● **WHAT IS ASKED**: Transcribe every line from the top down to the line with "111, 118, 125, 132, 139, 146, 153, 160, 167, 174, 181]", both ends included, but not the pictures.

>> Begin

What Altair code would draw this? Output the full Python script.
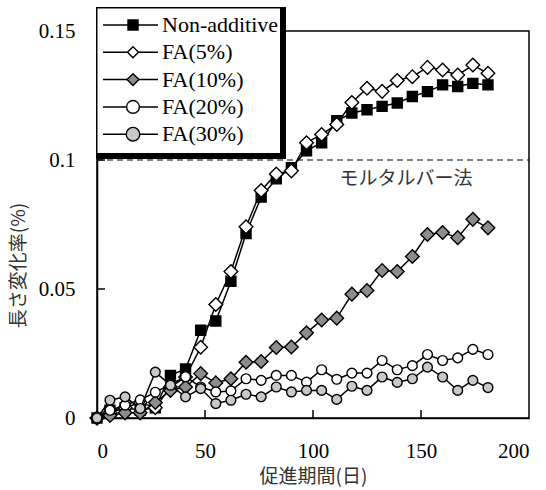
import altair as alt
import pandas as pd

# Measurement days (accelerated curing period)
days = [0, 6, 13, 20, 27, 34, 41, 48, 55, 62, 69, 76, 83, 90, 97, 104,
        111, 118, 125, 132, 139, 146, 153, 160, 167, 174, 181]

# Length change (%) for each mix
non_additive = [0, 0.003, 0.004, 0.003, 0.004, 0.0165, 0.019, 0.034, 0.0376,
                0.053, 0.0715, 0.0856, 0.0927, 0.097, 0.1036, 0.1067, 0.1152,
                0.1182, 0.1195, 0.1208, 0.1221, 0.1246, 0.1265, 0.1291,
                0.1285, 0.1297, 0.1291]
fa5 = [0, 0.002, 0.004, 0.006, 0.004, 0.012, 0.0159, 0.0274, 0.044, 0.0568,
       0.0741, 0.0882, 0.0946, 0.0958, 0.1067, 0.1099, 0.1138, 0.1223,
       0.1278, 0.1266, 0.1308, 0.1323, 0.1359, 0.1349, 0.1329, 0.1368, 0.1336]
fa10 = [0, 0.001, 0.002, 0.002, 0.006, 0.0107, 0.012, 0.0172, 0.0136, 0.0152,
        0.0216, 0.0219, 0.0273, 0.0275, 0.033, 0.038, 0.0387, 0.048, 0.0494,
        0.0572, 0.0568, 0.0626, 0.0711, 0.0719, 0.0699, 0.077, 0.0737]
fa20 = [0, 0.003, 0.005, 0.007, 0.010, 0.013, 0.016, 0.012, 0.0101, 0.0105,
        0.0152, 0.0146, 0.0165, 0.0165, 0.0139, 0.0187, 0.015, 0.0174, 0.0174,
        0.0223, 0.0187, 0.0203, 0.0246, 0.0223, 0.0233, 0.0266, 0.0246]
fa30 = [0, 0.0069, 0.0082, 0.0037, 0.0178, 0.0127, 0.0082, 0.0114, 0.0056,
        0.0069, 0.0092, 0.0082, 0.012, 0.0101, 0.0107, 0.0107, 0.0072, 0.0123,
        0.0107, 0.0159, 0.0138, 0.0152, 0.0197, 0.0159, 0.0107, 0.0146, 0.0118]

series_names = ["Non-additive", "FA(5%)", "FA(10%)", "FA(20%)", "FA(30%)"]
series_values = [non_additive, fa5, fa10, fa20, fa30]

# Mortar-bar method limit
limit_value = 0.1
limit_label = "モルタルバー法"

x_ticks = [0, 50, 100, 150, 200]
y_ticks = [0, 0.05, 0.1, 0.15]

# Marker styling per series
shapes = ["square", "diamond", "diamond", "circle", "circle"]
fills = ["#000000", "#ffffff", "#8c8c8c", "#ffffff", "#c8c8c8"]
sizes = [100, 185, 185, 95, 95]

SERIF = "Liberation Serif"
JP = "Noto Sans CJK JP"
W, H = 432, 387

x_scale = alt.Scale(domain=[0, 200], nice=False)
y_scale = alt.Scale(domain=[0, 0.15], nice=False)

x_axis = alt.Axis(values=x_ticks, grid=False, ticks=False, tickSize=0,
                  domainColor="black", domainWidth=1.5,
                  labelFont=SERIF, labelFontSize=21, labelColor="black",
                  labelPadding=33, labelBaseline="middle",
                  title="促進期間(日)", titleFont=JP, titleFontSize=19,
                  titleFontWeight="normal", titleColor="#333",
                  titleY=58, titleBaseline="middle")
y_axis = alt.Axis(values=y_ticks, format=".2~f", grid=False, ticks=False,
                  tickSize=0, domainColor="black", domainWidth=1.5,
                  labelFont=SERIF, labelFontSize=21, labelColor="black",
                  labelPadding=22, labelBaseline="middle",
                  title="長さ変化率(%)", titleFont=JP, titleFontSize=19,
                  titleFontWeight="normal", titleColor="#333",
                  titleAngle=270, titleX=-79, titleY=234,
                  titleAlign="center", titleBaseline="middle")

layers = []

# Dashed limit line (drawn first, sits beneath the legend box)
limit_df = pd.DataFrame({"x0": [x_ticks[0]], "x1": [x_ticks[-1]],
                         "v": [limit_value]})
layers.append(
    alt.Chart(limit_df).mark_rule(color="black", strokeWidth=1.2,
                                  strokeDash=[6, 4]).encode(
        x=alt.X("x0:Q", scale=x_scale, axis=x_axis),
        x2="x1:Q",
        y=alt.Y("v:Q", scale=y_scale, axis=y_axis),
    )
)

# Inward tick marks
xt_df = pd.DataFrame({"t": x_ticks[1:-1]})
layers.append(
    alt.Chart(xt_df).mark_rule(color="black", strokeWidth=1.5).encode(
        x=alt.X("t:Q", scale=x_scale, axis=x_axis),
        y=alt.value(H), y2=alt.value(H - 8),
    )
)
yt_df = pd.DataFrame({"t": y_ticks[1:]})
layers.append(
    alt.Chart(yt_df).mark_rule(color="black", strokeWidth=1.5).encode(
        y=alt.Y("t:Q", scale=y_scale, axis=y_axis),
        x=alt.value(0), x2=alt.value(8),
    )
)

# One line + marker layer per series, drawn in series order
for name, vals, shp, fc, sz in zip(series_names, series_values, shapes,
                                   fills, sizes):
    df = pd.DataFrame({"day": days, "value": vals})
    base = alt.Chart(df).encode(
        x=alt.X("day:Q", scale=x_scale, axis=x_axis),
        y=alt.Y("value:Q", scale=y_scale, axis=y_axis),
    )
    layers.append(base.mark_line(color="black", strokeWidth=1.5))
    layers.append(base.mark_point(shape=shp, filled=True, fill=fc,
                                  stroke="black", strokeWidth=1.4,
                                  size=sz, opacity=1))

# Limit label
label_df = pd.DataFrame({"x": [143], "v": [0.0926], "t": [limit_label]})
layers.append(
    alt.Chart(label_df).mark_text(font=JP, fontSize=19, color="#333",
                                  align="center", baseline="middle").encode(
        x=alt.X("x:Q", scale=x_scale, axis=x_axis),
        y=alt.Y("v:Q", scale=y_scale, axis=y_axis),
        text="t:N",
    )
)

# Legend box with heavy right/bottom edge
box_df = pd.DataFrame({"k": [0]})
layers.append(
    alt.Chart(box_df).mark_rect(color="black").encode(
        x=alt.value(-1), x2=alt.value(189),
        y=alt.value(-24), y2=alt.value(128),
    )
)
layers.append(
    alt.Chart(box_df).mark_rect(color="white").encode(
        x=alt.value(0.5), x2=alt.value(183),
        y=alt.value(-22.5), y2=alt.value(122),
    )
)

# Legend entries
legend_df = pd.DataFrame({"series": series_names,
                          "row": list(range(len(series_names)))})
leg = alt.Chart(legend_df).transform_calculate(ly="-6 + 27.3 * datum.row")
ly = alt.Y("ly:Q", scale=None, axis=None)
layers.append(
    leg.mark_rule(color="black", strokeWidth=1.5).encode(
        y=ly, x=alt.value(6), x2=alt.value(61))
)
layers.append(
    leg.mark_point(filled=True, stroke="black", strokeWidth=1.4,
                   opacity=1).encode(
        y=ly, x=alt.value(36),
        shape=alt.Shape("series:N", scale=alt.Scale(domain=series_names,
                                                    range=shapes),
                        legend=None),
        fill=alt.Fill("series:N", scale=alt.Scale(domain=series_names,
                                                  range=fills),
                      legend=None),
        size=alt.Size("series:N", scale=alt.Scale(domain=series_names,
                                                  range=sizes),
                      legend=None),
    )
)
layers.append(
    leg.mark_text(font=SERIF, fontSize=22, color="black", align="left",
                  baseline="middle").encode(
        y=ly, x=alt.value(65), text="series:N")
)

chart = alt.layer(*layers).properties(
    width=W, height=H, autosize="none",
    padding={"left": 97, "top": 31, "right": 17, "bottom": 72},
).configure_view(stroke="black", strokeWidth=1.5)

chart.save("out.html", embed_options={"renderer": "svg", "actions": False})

>> End

● **SOLUTION FOR THIS TASK**:
What Altair code would draw this? Output the full Python script.
import altair as alt
import pandas as pd

# Measurement days (accelerated curing period)
days = [0, 6, 13, 20, 27, 34, 41, 48, 55, 62, 69, 76, 83, 90, 97, 104,
        111, 118, 125, 132, 139, 146, 153, 160, 167, 174, 181]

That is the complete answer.